**Material provided:**
....................

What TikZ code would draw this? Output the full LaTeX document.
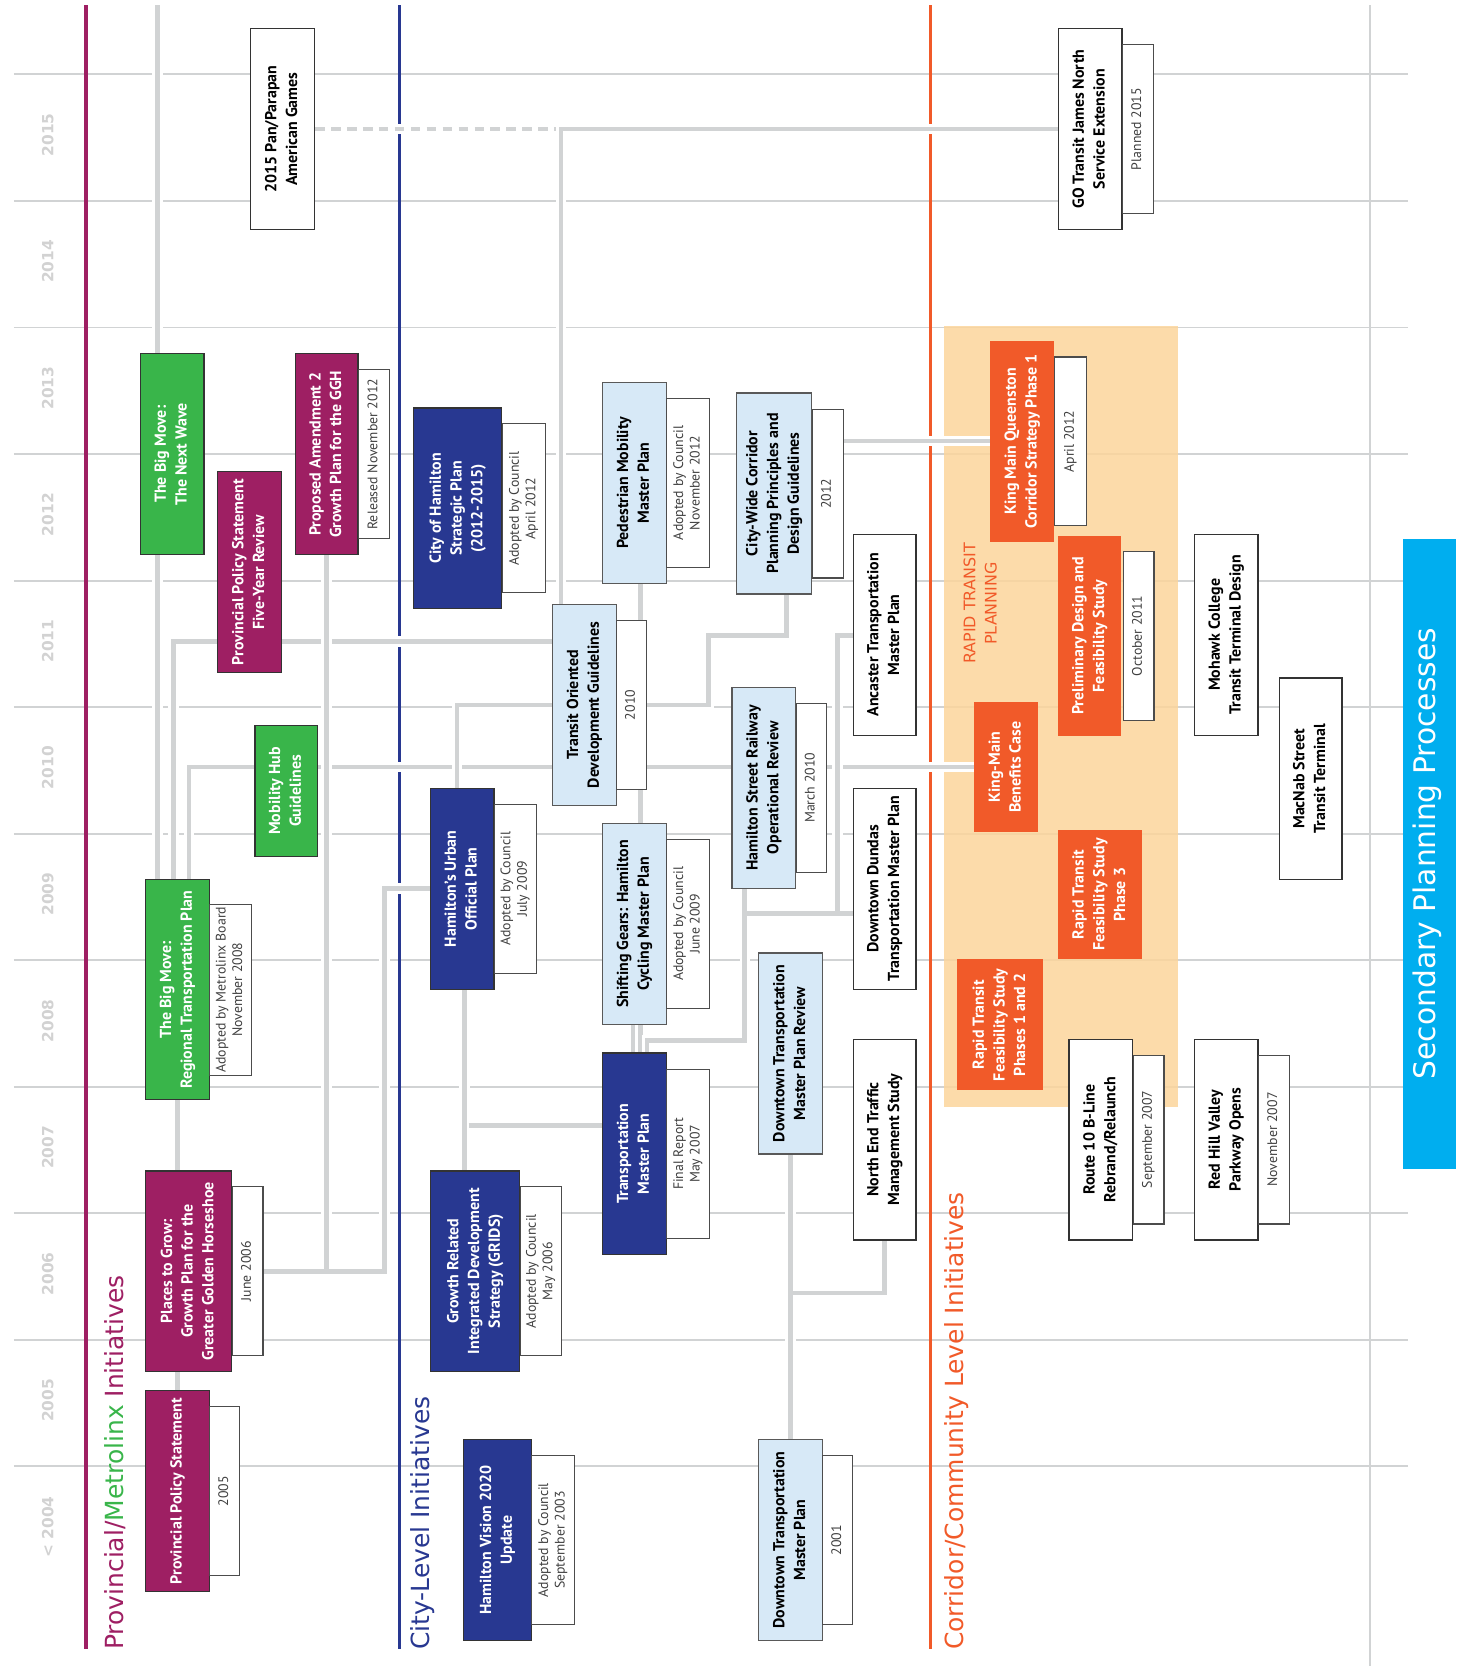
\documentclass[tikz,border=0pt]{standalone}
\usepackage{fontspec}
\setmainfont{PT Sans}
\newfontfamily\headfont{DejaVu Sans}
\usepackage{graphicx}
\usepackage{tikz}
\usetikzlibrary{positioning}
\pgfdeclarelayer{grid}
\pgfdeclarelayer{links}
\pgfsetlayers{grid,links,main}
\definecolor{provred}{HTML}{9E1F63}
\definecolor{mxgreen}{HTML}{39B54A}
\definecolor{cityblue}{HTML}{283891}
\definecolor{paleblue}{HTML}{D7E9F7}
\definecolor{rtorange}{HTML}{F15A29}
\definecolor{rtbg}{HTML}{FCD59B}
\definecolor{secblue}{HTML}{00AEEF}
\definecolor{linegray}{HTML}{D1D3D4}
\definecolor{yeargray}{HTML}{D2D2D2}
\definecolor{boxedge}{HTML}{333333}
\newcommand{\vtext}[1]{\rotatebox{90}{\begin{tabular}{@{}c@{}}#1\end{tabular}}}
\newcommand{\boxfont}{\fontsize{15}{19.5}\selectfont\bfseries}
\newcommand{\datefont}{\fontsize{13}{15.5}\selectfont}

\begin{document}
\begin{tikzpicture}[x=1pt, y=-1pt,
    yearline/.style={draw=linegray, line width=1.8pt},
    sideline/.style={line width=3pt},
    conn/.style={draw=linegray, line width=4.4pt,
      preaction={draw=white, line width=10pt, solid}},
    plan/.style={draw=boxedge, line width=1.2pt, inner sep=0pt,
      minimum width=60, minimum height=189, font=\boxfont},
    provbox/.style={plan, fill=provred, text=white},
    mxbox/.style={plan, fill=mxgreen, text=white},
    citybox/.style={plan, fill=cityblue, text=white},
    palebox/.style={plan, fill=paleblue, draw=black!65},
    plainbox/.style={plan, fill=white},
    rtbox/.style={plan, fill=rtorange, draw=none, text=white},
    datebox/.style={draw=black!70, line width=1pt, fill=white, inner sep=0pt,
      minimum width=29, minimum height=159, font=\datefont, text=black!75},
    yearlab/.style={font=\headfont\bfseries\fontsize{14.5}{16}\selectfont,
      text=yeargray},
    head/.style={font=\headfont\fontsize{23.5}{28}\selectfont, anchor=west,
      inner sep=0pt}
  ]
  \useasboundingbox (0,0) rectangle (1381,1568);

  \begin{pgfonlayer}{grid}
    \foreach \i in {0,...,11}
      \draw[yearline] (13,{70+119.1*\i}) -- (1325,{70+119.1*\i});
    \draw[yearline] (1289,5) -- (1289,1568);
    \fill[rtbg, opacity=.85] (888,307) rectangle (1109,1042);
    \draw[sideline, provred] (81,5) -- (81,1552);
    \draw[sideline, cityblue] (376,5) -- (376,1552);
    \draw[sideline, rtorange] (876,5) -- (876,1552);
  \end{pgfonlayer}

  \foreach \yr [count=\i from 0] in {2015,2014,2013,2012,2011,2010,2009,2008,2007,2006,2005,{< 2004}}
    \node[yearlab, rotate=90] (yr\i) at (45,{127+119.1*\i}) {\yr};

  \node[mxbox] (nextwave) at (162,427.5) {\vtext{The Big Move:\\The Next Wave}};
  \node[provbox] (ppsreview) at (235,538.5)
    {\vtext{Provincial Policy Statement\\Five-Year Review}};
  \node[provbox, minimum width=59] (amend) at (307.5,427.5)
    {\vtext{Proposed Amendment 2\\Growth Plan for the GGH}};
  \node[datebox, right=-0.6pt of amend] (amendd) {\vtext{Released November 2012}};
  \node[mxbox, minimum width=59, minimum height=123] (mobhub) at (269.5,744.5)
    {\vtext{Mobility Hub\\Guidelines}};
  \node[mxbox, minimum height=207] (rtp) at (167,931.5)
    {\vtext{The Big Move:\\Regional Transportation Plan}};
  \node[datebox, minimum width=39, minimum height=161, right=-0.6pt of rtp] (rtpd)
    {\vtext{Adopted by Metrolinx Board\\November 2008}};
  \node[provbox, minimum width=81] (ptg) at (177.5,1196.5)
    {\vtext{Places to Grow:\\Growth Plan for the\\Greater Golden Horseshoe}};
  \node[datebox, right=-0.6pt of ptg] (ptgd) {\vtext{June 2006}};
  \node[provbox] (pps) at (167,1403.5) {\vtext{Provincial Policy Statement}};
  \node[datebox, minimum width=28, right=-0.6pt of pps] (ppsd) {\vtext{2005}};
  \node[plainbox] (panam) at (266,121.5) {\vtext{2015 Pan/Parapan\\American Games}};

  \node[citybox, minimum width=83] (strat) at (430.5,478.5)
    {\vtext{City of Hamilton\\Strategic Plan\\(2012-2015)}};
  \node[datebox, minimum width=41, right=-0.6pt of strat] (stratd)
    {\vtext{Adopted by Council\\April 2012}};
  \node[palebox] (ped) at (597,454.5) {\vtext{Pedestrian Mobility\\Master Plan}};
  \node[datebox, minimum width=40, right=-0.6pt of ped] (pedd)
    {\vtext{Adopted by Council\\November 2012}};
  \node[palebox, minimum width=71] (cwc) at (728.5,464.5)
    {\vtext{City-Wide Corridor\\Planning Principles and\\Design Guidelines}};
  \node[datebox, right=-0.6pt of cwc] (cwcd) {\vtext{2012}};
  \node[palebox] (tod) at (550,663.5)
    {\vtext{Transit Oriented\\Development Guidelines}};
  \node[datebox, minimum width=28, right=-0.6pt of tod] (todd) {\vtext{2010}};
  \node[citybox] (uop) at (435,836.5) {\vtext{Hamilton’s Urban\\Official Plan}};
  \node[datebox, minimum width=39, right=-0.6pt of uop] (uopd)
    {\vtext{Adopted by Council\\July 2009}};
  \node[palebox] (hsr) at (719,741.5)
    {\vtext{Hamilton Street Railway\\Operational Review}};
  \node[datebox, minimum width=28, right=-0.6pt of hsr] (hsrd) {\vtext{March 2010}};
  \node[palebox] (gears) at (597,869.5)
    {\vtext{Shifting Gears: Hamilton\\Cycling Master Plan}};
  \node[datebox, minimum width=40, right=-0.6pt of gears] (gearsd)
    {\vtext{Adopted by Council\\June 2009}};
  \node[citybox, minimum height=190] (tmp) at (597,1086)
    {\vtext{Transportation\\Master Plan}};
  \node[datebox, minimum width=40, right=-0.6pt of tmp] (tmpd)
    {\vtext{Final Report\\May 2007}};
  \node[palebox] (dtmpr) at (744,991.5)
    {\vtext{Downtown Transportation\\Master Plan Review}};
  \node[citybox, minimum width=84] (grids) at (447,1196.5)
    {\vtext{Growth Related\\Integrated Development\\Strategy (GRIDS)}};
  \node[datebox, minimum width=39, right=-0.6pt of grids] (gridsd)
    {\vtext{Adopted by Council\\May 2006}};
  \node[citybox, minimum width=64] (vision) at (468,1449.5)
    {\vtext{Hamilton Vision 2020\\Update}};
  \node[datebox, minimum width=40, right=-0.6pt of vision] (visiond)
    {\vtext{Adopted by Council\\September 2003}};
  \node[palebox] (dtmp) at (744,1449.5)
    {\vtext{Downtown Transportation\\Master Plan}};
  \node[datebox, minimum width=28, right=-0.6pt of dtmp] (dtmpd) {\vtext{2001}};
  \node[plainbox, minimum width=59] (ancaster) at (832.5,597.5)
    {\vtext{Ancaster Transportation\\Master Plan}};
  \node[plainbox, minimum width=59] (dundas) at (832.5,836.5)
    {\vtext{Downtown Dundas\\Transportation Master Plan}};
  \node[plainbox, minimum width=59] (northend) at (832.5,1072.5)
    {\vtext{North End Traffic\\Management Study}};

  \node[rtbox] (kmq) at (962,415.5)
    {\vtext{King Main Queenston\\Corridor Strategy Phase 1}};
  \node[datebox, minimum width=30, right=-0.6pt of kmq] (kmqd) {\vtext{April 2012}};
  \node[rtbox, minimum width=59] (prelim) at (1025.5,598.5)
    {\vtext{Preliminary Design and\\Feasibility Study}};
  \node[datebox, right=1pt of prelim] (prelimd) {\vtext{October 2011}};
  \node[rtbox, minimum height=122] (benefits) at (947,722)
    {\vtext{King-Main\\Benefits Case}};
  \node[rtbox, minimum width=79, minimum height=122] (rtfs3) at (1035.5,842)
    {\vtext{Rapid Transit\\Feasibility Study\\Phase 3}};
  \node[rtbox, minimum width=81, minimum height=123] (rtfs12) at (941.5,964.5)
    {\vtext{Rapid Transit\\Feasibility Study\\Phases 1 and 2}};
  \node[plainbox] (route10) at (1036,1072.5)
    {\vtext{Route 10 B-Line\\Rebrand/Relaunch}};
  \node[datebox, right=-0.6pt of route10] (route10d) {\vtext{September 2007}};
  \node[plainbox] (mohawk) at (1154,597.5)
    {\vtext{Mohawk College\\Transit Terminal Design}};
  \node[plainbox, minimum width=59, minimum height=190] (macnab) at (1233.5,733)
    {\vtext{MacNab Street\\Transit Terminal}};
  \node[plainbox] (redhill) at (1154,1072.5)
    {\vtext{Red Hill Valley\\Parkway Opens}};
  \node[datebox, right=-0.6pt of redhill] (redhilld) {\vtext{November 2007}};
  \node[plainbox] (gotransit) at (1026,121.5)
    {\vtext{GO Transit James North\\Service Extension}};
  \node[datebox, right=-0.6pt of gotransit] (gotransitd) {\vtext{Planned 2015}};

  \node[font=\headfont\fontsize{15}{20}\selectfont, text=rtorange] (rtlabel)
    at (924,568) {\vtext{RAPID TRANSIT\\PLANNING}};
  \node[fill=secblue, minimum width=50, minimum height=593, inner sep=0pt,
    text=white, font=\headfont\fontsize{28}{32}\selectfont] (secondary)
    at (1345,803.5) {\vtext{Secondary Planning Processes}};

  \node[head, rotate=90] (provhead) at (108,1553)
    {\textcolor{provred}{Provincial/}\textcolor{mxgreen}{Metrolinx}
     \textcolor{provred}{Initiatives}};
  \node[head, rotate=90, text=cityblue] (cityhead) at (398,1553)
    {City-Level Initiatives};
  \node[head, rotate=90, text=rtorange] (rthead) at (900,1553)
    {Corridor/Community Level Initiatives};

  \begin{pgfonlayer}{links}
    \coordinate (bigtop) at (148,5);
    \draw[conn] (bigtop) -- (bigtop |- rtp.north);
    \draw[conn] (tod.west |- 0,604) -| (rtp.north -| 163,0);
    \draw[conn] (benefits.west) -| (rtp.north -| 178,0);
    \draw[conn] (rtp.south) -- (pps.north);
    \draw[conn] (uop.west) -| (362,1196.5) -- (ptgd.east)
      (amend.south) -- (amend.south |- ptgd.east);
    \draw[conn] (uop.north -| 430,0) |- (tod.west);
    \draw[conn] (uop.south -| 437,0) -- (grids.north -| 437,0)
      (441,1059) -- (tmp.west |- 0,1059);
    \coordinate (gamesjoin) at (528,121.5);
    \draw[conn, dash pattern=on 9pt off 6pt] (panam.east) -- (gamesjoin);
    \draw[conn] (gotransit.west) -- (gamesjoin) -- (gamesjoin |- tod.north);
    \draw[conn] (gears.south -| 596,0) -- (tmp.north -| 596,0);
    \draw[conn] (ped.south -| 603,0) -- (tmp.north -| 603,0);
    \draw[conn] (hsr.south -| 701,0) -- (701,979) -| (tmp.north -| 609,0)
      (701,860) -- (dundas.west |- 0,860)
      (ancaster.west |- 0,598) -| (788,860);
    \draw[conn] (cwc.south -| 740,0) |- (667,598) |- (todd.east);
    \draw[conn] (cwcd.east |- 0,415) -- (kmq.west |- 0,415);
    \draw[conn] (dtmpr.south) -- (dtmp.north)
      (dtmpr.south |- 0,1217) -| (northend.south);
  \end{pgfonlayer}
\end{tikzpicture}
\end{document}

....................

**Written request:**
Repeat only the lines from the beginning of the material through the line containing "(0,0) rectangle (1381,1568);", both ends kept, leaving pictures out.

**Reply to the exercise:**
What TikZ code would draw this? Output the full LaTeX document.
\documentclass[tikz,border=0pt]{standalone}
\usepackage{fontspec}
\setmainfont{PT Sans}
\newfontfamily\headfont{DejaVu Sans}
\usepackage{graphicx}
\usepackage{tikz}
\usetikzlibrary{positioning}
\pgfdeclarelayer{grid}
\pgfdeclarelayer{links}
\pgfsetlayers{grid,links,main}
\definecolor{provred}{HTML}{9E1F63}
\definecolor{mxgreen}{HTML}{39B54A}
\definecolor{cityblue}{HTML}{283891}
\definecolor{paleblue}{HTML}{D7E9F7}
\definecolor{rtorange}{HTML}{F15A29}
\definecolor{rtbg}{HTML}{FCD59B}
\definecolor{secblue}{HTML}{00AEEF}
\definecolor{linegray}{HTML}{D1D3D4}
\definecolor{yeargray}{HTML}{D2D2D2}
\definecolor{boxedge}{HTML}{333333}
\newcommand{\vtext}[1]{\rotatebox{90}{\begin{tabular}{@{}c@{}}#1\end{tabular}}}
\newcommand{\boxfont}{\fontsize{15}{19.5}\selectfont\bfseries}
\newcommand{\datefont}{\fontsize{13}{15.5}\selectfont}

\begin{document}
\begin{tikzpicture}[x=1pt, y=-1pt,
    yearline/.style={draw=linegray, line width=1.8pt},
    sideline/.style={line width=3pt},
    conn/.style={draw=linegray, line width=4.4pt,
      preaction={draw=white, line width=10pt, solid}},
    plan/.style={draw=boxedge, line width=1.2pt, inner sep=0pt,
      minimum width=60, minimum height=189, font=\boxfont},
    provbox/.style={plan, fill=provred, text=white},
    mxbox/.style={plan, fill=mxgreen, text=white},
    citybox/.style={plan, fill=cityblue, text=white},
    palebox/.style={plan, fill=paleblue, draw=black!65},
    plainbox/.style={plan, fill=white},
    rtbox/.style={plan, fill=rtorange, draw=none, text=white},
    datebox/.style={draw=black!70, line width=1pt, fill=white, inner sep=0pt,
      minimum width=29, minimum height=159, font=\datefont, text=black!75},
    yearlab/.style={font=\headfont\bfseries\fontsize{14.5}{16}\selectfont,
      text=yeargray},
    head/.style={font=\headfont\fontsize{23.5}{28}\selectfont, anchor=west,
      inner sep=0pt}
  ]
  \useasboundingbox (0,0) rectangle (1381,1568);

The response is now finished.